Last updated July 15, 2008

  Communicator Offers Public IM Connections


In a sign that instant messaging interoperability is becoming ever more important to Wall Street users, Communicator's new Hub Connex product offers connections to public IM networks from AOL, Yahoo! and MSN. "It speaks volumes about how much financial services customers need to get access to clients on consumer IM services," said Robert Mahowald, an analyst at International Data Corp.

Previously, Hub IM customers could only send instant messages to other members of the Hub IM network. In a situation similar to when e-mail was in its infancy, most instant messaging providers today keep their customers isolated from those on other networks.

That's not a viable business model on Wall Street, where firms need to stay in instant contact with clients, analysts and business partners at other firms. Street firms currently address this problem in one of three ways. The first is to use an IM solution from a company like IM Logic, Facetime or Akonix, which allows employees to use public IM networks and then archives and monitors the messages for compliance in the background.

Another alternative is to sign business deals with AOL and the other providers to allow connectivity. Reuters has recently reached such an agreement with AOL for its customers. A third alternative is to break into the public IM networks without permission by reverse-engineering their proprietary communication technologies. Both of the latter two options allow companies to put their own interfaces onto the IM systems and for users to have unified IM "buddy" lists.

Eventually, the industry will evolve toward a common standard, said Mahowald, calling the current solutions "Band-Aid" approaches. "I don't think it's a viable long-term model," said Mahowald. "But it will meet a legitimate business need for the next couple of years."

The big problem, he said, is AOL. With some 120 million accounts, it's the gorilla in the marketplace. "AOL is reluctant to give into pressure and relinquish its marketshare lead," he said.

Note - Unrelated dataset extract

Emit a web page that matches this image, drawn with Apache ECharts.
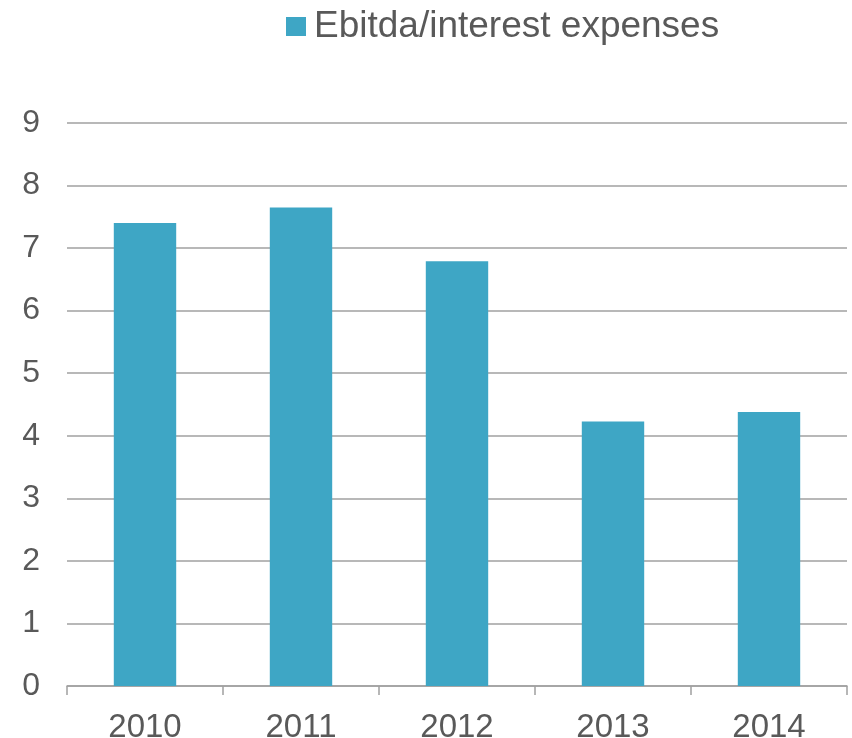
<!DOCTYPE html>
<html>
<head>
<meta charset="utf-8">
<script src="https://cdn.jsdelivr.net/npm/echarts@6/dist/echarts.min.js"></script>
<style>
  html, body { margin: 0; padding: 0; background: #ffffff; }
  #chart { width: 852px; height: 738px; }
</style>
</head>
<body>
<div id="chart"></div>
<script>
// Ebitda to interest expenses ratio by year
const years = ['2010', '2011', '2012', '2013', '2014'];
const ebitdaInterest = [7.40, 7.65, 6.79, 4.23, 4.38];
const seriesName = 'Ebitda/interest expenses';

const chart = echarts.init(document.getElementById('chart'));
const fontFamily = 'Liberation Sans, Arial, sans-serif';

chart.setOption({
  animation: false,
  legend: {
    data: [seriesName],
    icon: 'rect',
    top: 8,
    left: 286,
    padding: 0,
    itemWidth: 20,
    itemHeight: 19,
    textStyle: {
      fontFamily, fontSize: 37, color: '#595959',
      padding: [0, 0, 8, 3]
    }
  },
  grid: { left: 67, right: 5, top: 123, bottom: 52, outerBoundsMode: 'none' },
  xAxis: {
    type: 'category',
    data: years,
    axisLine: { lineStyle: { color: '#a0a0a0', width: 1.5 } },
    axisTick: { show: true, length: 9, lineStyle: { color: '#a0a0a0', width: 1.5 } },
    axisLabel: { fontFamily, fontSize: 33, color: '#595959', margin: 25 }
  },
  yAxis: {
    type: 'value',
    min: 0,
    max: 9,
    interval: 1,
    axisLine: { show: false },
    axisTick: { show: false },
    splitLine: { lineStyle: { color: '#a0a0a0', width: 1.5 } },
    axisLabel: { fontFamily, fontSize: 32, color: '#595959', margin: 27 }
  },
  series: [{
    name: seriesName,
    type: 'bar',
    data: ebitdaInterest,
    barWidth: '40%',
    itemStyle: { color: '#3ea6c5' }
  }]
});
</script>
</body>
</html>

In August, 19 firms formed the Financial Services Instant Messaging Association. "The goal is to pressure vendors to adopt interoperability standards," Navin Rajapakse, assistant VP at Lehman Brothers and one of the members of the 10-plus member board, told CNET. "We want IM to be like e-mail."

Lehman is a customer of Jabber, which offers an enterprise-class, compliant IM product based on the open XMPP standard. The open source community has built Jabber gateways to the public IM networks, said Joe Hildebrand, Jabber's chief architect, by reverse-engineering the networks.

If AOL were to change its network then the Jabber gateways would break, Hildebrand said. But, because Jabber is a server-based IM system, the changes would just need to be made at the central server. And, he said, while AOL, MSN and Yahoo! have tried to make their networks unbreakable, so far, they haven't succeeded.

An AOL spokesman said AOL does not have a public comment about the XMPP gateway technology but added that, besides Reuters, the company has recently signed deals with Akonix and IMlogic.

Jabber doesn't sell the gateways as part of its server product, though help is available for those customers who want to put them in. "We don't bundle them because there are a variety of legal issues," he said. But there's enough call for the product that Communicator supports the Jabber-style XMPP gateways as part of what used to be a completely closed IM system.

This probably isn't a model that can exist forever, said Gary Reifman, product manager for messaging services at Communicator. Like Reuters, Communicator is in talks with the public IM vendors to put in place official, fully legitimate connections. "We expect deals with AOL, Yahoo! and MSN to come through in the future," he said. "In the short term, we allow firms who want to interoperate to connect."